**TASK DETAILS**
Leave out any picture and return the remaining listing below exactly as given.

**MATERIAL**
* start *

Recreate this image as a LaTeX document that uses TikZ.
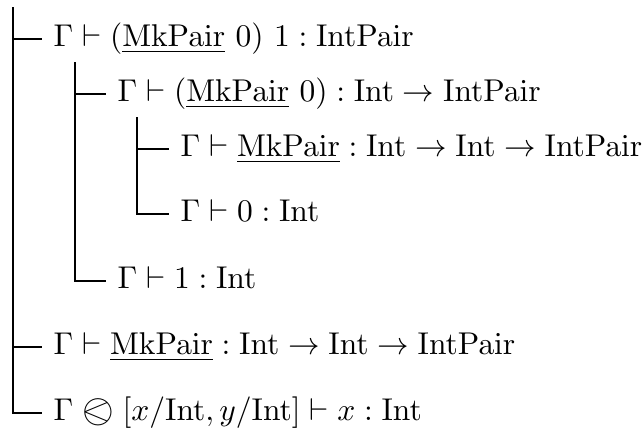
\documentclass[tikz,border=0pt]{standalone}
\usepackage{stmaryrd}
\usepackage{graphicx}
\usetikzlibrary{calc}
\begin{document}
\begin{tikzpicture}[x=0.3226pt,y=-0.3226pt,
  judg/.style={anchor=base west,inner sep=0pt,scale=1.016},
  tree/.style={line width=0.4pt}]
\useasboundingbox (0,0) rectangle (642,428);
\newcommand{\mkp}{\underline{\mathrm{MkPair}}}
\newcommand{\olt}{\mathrel{\raisebox{-0.12ex}{\scalebox{1.3}{$\olessthan$}}}}
\coordinate (v0) at (13,7);
\coordinate (v1) at (75,62);
\coordinate (v2) at (137,117);
\node[judg] (j1) at (53,46.75) {$\Gamma \vdash (\mkp\ 0)\ 1 : \mathrm{IntPair}$};
\node[judg] (j2) at (117,101.75) {$\Gamma \vdash (\mkp\ 0) : \mathrm{Int} \to \mathrm{IntPair}$};
\node[judg] (j3) at (180,156.75) {$\Gamma \vdash \mkp : \mathrm{Int} \to \mathrm{Int} \to \mathrm{IntPair}$};
\node[judg] (j4) at (180,221.75) {$\Gamma \vdash 0 : \mathrm{Int}$};
\node[judg] (j5) at (117,288.75) {$\Gamma \vdash 1 : \mathrm{Int}$};
\node[judg] (j6) at (53,354.75) {$\Gamma \vdash \mkp : \mathrm{Int} \to \mathrm{Int} \to \mathrm{IntPair}$};
\node[judg] (j7) at (53,420.75) {$\Gamma \olt [x/\mathrm{Int}, y/\mathrm{Int}] \vdash x : \mathrm{Int}$};
\foreach \v/\j in {v0/j1,v1/j2,v2/j3,v2/j4,v1/j5,v0/j6,v0/j7}
  \draw[tree] (\v) |- ($(\j.base west)+(-10.5,-7.75)$);
\end{tikzpicture}
\end{document}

* end *

**WORKED ANSWER**
Recreate this image as a LaTeX document that uses TikZ.
\documentclass[tikz,border=0pt]{standalone}
\usepackage{stmaryrd}
\usepackage{graphicx}
\usetikzlibrary{calc}
\begin{document}
\begin{tikzpicture}[x=0.3226pt,y=-0.3226pt,
  judg/.style={anchor=base west,inner sep=0pt,scale=1.016},
  tree/.style={line width=0.4pt}]
\useasboundingbox (0,0) rectangle (642,428);
\newcommand{\mkp}{\underline{\mathrm{MkPair}}}
\newcommand{\olt}{\mathrel{\raisebox{-0.12ex}{\scalebox{1.3}{$\olessthan$}}}}
\coordinate (v0) at (13,7);
\coordinate (v1) at (75,62);
\coordinate (v2) at (137,117);
\node[judg] (j1) at (53,46.75) {$\Gamma \vdash (\mkp\ 0)\ 1 : \mathrm{IntPair}$};
\node[judg] (j2) at (117,101.75) {$\Gamma \vdash (\mkp\ 0) : \mathrm{Int} \to \mathrm{IntPair}$};
\node[judg] (j3) at (180,156.75) {$\Gamma \vdash \mkp : \mathrm{Int} \to \mathrm{Int} \to \mathrm{IntPair}$};
\node[judg] (j4) at (180,221.75) {$\Gamma \vdash 0 : \mathrm{Int}$};
\node[judg] (j5) at (117,288.75) {$\Gamma \vdash 1 : \mathrm{Int}$};
\node[judg] (j6) at (53,354.75) {$\Gamma \vdash \mkp : \mathrm{Int} \to \mathrm{Int} \to \mathrm{IntPair}$};
\node[judg] (j7) at (53,420.75) {$\Gamma \olt [x/\mathrm{Int}, y/\mathrm{Int}] \vdash x : \mathrm{Int}$};
\foreach \v/\j in {v0/j1,v1/j2,v2/j3,v2/j4,v1/j5,v0/j6,v0/j7}
  \draw[tree] (\v) |- ($(\j.base west)+(-10.5,-7.75)$);
\end{tikzpicture}
\end{document}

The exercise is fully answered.